## Direction
Locate each line of the material that contains "matplotlib", then return it.
-------- Collected data --------
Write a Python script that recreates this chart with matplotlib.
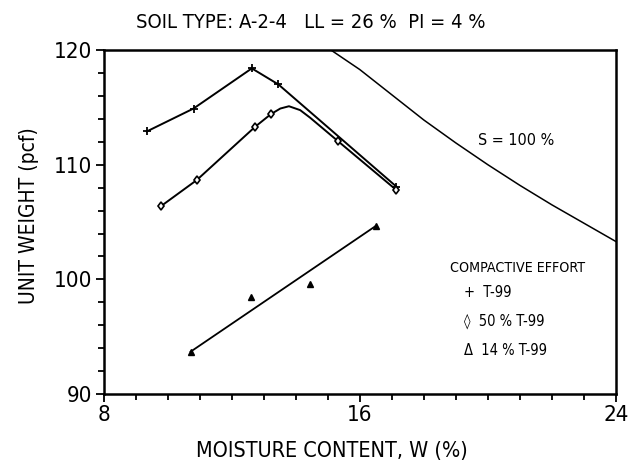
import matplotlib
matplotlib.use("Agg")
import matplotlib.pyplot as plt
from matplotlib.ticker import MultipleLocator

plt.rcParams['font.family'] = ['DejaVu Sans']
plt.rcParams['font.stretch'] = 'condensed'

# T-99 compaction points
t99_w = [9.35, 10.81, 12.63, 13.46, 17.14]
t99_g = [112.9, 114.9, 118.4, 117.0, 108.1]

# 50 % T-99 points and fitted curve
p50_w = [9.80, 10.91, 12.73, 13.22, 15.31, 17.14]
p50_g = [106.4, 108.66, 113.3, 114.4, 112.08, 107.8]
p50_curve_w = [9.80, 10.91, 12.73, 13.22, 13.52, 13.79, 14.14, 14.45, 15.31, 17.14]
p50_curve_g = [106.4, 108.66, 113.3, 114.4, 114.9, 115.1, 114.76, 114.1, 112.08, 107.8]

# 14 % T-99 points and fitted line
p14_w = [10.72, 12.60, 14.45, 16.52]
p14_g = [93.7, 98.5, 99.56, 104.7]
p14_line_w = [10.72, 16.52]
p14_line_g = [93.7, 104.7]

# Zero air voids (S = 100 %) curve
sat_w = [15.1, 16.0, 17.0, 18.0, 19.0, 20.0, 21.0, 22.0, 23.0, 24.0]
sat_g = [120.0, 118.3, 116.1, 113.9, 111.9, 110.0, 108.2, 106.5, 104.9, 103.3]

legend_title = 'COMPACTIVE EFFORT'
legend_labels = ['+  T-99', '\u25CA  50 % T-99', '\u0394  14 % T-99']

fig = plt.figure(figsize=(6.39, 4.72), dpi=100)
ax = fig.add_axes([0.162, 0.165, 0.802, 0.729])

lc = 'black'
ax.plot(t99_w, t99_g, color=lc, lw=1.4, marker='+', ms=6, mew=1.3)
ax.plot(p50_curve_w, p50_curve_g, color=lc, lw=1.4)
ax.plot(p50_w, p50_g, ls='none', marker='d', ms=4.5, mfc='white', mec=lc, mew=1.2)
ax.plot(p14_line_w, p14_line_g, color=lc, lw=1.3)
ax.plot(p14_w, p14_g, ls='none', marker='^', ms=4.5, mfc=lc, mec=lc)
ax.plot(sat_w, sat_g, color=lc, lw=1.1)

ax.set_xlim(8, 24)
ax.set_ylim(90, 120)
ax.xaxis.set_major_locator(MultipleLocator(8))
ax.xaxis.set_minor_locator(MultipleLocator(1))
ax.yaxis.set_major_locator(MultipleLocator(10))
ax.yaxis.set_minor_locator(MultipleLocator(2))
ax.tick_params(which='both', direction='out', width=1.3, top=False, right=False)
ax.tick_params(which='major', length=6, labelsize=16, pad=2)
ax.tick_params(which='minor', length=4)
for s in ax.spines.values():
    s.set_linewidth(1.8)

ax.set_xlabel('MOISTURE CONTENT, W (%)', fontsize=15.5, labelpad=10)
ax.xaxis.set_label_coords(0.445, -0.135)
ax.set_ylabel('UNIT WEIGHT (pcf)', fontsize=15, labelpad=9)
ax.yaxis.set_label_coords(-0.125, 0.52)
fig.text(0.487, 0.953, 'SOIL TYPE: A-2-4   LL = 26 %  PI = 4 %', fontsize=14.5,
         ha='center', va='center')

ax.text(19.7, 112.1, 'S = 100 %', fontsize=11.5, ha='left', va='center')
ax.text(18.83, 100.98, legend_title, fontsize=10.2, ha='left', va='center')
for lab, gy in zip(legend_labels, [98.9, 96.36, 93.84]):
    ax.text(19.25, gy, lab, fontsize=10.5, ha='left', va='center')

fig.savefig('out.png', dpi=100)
--------
## Result
Write a Python script that recreates this chart with matplotlib.
import matplotlib
matplotlib.use("Agg")
import matplotlib.pyplot as plt
from matplotlib.ticker import MultipleLocator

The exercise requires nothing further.